__Supplied information__.
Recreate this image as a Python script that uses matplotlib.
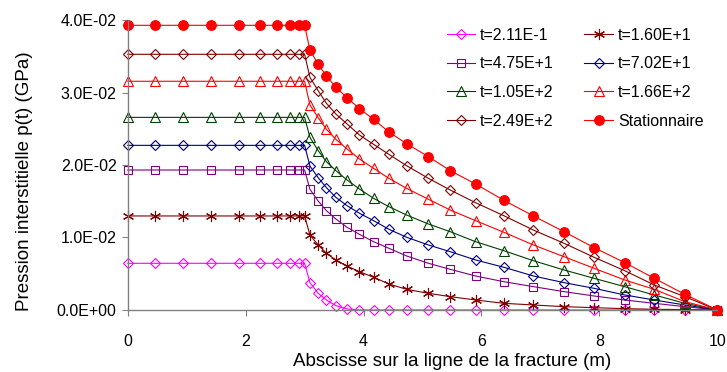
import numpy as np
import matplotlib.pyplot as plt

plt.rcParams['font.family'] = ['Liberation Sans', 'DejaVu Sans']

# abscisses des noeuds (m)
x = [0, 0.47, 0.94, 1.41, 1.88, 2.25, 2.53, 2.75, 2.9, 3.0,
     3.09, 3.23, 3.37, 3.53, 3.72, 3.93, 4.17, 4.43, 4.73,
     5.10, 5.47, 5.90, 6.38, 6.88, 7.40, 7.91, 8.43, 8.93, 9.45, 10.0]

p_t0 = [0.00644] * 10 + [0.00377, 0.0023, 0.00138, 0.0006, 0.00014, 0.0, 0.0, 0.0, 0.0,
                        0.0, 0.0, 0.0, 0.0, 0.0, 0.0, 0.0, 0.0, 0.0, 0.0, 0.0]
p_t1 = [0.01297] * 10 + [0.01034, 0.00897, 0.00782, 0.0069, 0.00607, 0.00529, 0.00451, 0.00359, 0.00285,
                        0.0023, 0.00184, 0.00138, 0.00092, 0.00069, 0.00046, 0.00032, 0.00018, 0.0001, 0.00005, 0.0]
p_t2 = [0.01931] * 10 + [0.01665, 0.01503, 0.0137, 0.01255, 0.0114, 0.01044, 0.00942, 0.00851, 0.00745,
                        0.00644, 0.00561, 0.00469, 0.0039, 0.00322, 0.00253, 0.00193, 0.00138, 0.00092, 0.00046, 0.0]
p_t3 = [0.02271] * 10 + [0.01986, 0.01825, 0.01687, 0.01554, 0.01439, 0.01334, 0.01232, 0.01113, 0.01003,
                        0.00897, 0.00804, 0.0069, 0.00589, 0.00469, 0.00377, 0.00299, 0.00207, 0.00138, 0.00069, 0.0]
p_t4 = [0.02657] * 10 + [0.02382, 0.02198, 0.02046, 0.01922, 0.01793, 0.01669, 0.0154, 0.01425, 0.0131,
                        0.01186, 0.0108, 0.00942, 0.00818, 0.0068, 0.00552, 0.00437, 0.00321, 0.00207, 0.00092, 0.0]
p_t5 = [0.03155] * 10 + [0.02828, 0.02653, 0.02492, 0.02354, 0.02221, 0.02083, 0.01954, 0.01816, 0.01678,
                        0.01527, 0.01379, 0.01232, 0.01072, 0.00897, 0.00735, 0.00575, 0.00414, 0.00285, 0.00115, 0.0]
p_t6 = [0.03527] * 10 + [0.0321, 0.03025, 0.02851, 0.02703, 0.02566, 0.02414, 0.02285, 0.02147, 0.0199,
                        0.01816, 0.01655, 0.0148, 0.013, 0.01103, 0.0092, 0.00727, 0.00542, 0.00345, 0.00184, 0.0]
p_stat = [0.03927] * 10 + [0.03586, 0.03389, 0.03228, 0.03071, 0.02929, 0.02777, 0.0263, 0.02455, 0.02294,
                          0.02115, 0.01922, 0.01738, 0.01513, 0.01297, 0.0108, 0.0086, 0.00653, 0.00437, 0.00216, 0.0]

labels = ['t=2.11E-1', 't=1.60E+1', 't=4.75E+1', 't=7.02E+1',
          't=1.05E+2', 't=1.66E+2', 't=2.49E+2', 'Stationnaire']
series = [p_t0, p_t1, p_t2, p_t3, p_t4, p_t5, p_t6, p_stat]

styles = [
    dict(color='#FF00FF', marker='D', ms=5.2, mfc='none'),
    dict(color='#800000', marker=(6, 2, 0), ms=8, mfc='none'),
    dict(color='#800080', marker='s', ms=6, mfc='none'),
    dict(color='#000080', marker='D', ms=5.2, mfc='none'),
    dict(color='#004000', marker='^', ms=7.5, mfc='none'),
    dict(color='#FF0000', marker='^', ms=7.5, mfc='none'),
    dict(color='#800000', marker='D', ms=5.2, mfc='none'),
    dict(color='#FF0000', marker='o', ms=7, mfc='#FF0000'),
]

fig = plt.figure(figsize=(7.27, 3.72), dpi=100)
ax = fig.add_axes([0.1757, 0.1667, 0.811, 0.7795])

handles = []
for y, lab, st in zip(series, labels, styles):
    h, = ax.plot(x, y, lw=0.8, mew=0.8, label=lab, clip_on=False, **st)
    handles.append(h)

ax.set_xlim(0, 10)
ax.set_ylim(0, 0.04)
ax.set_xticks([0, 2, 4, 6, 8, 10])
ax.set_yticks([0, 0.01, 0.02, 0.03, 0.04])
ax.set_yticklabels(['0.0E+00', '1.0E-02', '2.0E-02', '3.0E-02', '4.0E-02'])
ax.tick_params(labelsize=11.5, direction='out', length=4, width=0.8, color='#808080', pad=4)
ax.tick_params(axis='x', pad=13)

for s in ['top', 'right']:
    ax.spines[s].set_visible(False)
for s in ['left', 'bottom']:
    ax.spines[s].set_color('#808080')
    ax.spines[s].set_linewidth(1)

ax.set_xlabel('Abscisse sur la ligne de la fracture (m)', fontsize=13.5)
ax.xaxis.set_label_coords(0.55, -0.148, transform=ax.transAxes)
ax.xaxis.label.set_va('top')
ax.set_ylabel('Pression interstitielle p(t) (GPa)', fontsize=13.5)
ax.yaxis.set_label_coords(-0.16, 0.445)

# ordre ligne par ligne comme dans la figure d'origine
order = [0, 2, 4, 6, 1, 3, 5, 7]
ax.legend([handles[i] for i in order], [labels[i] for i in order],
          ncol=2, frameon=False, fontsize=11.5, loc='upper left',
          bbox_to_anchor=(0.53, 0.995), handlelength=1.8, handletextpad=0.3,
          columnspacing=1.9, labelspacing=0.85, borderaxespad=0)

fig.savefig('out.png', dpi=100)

__Task directions__.
Copy every line above in which the string "matplotlib" shows up.

__Answer to the exercise__.
Recreate this image as a Python script that uses matplotlib.
import matplotlib.pyplot as plt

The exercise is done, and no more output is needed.